===== RECORDED DATA
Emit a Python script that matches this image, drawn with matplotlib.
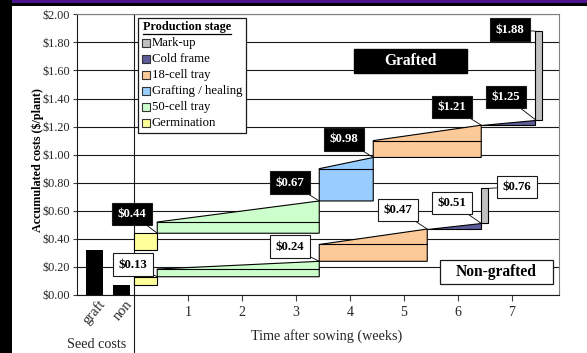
import matplotlib
matplotlib.use("Agg")
import matplotlib.pyplot as plt
from matplotlib.patches import Rectangle, Polygon
import numpy as np

plt.rcParams['font.family'] = ['Liberation Serif', 'DejaVu Serif']

# ---------------- data ----------------
seed_categories = ["graft", "non"]
seed_costs = [0.32, 0.07]

legend_stages = ["Mark-up", "Cold frame", "18-cell tray", "Grafting / healing",
                 "50-cell tray", "Germination"]
stage_colors = {"Mark-up": "#c0c0c0", "Cold frame": "#5c5c9a",
                "18-cell tray": "#fcc999", "Grafting / healing": "#99ccff",
                "50-cell tray": "#ccffcc", "Germination": "#ffff99"}

grafted_stages = ["Germination", "50-cell tray", "Grafting / healing",
                  "18-cell tray", "Cold frame", "Mark-up"]
grafted_start = [0.0, 0.43, 3.43, 4.43, 6.43, 7.43]
grafted_end = [0.43, 3.43, 4.43, 6.43, 7.43, 7.56]
grafted_fixed = [0.44, 0.52, 0.90, 1.10, 1.21, 1.88]
grafted_total = [0.44, 0.67, 0.98, 1.21, 1.25, 1.88]

non_stages = ["Germination", "50-cell tray", "18-cell tray", "Cold frame", "Mark-up"]
non_start = [0.0, 0.43, 3.43, 5.43, 6.43]
non_end = [0.43, 3.43, 5.43, 6.43, 6.56]
non_fixed = [0.13, 0.185, 0.36, 0.47, 0.76]
non_total = [0.13, 0.24, 0.47, 0.51, 0.76]

weeks = [1, 2, 3, 4, 5, 6, 7]
y_ticks = [0.0, 0.2, 0.4, 0.6, 0.8, 1.0, 1.2, 1.4, 1.6, 1.8, 2.0]

# label box centres (layout)
grafted_label_xy = [(-0.04, 0.577), (2.89, 0.80), (3.89, 1.11), (5.89, 1.34),
                    (6.89, 1.41), (6.96, 1.89)]
non_label_xy = [(-0.02, 0.217), (2.89, 0.345), (4.89, 0.606), (5.89, 0.656),
                (7.09, 0.77)]
seed_x = [-0.731, -0.231]

W, H = 587, 353
fig = plt.figure(figsize=(W / 100, H / 100), dpi=100)
ax = fig.add_axes([77 / W, (H - 295) / H, (559 - 77) / W, (295 - 14.3) / H])
ax.set_xlim(-1.056, 7.870)
ax.set_ylim(0, 2.0)

ax.set_axisbelow(True)
ax.yaxis.grid(True, color='#1a1a1a', lw=0.8)
ax.xaxis.grid(False)

for s in ['left', 'bottom']:
    ax.spines[s].set_color('#1a1a1a')
    ax.spines[s].set_linewidth(0.8)
for s in ['right', 'top']:
    ax.spines[s].set_color('#808080')
    ax.spines[s].set_linewidth(0.8)

ax.set_yticks(y_ticks)
ax.set_yticklabels([f"${v:.2f}" for v in y_ticks])
ax.set_xticks(weeks)
ax.set_xticklabels([str(w) for w in weeks])
ax.tick_params(axis='y', length=3, pad=2, labelsize=8.8, color='#404040',
               labelcolor='#262626', width=0.8)
ax.tick_params(axis='x', length=4, pad=4, labelsize=10, color='#404040',
               labelcolor='#262626', width=0.8)

# seed cost bars
ax.bar(seed_x, seed_costs, width=0.315, color='black', zorder=3)
for x, c in zip(seed_x, seed_categories):
    ax.text(x + 0.15, -0.05, c, rotation=50, rotation_mode='anchor',
            ha='right', va='center', fontsize=10.5, color='#262626', clip_on=False)

# week 0 divider
ax.plot([0, 0], [2.0, -0.43], color='#1a1a1a', lw=0.8, clip_on=False, zorder=2)


def draw_series(stages, start, end, fixed, total, seed):
    base = [seed] + total[:-1]
    for st, s, e, b, f, t in zip(stages, start, end, base, fixed, total):
        poly = Polygon([(s, b), (e, b), (e, t), (s, f)], closed=True,
                       fc=stage_colors[st], ec='black', lw=0.8, zorder=3)
        ax.add_patch(poly)
        if b < f < t:
            ax.plot([s, e], [f, f], color='black', lw=0.8, zorder=4)


draw_series(grafted_stages, grafted_start, grafted_end, grafted_fixed,
            grafted_total, seed_costs[0])
draw_series(non_stages, non_start, non_end, non_fixed, non_total, seed_costs[1])


def label_series(stages, start, end, total, label_xy, dark):
    for st, s, e, t, (lx, ly) in zip(stages, start, end, total, label_xy):
        px = e
        if st == "Mark-up" and lx < s:
            px = s
        fc, tc = ('black', 'white') if dark else ('white', 'black')
        ax.annotate(f"${t:.2f}", xy=(px, t), xytext=(lx, ly),
                    ha='center', va='center', fontsize=9.2, fontweight='bold',
                    color=tc, zorder=6,
                    bbox=dict(boxstyle='square,pad=0.42', fc=fc, ec='#1a1a1a', lw=0.8),
                    arrowprops=dict(arrowstyle='-', color='black', lw=0.6,
                                    shrinkA=0, shrinkB=0))


label_series(grafted_stages, grafted_start, grafted_end, grafted_total,
             grafted_label_xy, True)
label_series(non_stages, non_start, non_end, non_total, non_label_xy, False)

# series title boxes
ax.add_patch(Rectangle((4.074, 1.582), 2.093, 0.171, fc='black', ec='black',
                       zorder=6))
ax.text(5.12, 1.667, "Grafted", ha='center', va='center', fontsize=11.2,
        fontweight='bold', color='white', zorder=7)
ax.add_patch(Rectangle((5.667, 0.078), 2.092, 0.171, fc='white', ec='#1a1a1a',
                       lw=0.9, zorder=6))
ax.text(6.71, 0.163, "Non-grafted", ha='center', va='center', fontsize=11.2,
        fontweight='bold', color='black', zorder=7)

# axis titles
ax.text(-0.694, -0.356, "Seed costs", ha='center', va='center', fontsize=10.2,
        color='#262626', clip_on=False)
ax.text(3.565, -0.292, "Time after sowing (weeks)", ha='center', va='center',
        fontsize=10.2, color='#262626', clip_on=False)
fig.text(38 / W, 1 - 160 / H, "Accumulated costs ($/plant)", rotation=90,
         ha='center', va='center', fontsize=8.7, fontweight='bold')

# overlay in pixel coordinates: legend & frame
ov = fig.add_axes([0, 0, 1, 1])
ov.set_xlim(0, W)
ov.set_ylim(H, 0)
ov.axis('off')
ov.add_patch(Rectangle((138, 18), 108, 115, fc='white', ec='#1a1a1a', lw=0.9))
ov.text(143, 27, "Production stage", ha='left', va='center', fontsize=8.8,
        fontweight='bold')
ov.plot([143, 231], [33.5, 33.5], color='black', lw=0.9)
for i, st in enumerate(legend_stages):
    cy = 43 + i * 16
    ov.add_patch(Rectangle((142, cy - 4), 8, 8, fc=stage_colors[st],
                           ec='#333333', lw=0.8))
    ov.text(152, cy, st, ha='left', va='center', fontsize=9.2)

ov.add_patch(Rectangle((0, 0), W, 3, fc='#4b148c', ec='none'))
ov.add_patch(Rectangle((0, 3), W, 2.5, fc='black', ec='none'))
ov.add_patch(Rectangle((0, 0), 12, H, fc='black', ec='none'))

fig.savefig("out.png", dpi=100)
==========
◆ PROBLEM TO SOLVE
Copy out the lines in which the string "matplotlib" appears.

◆ SOLUTION
Emit a Python script that matches this image, drawn with matplotlib.
import matplotlib
matplotlib.use("Agg")
import matplotlib.pyplot as plt
from matplotlib.patches import Rectangle, Polygon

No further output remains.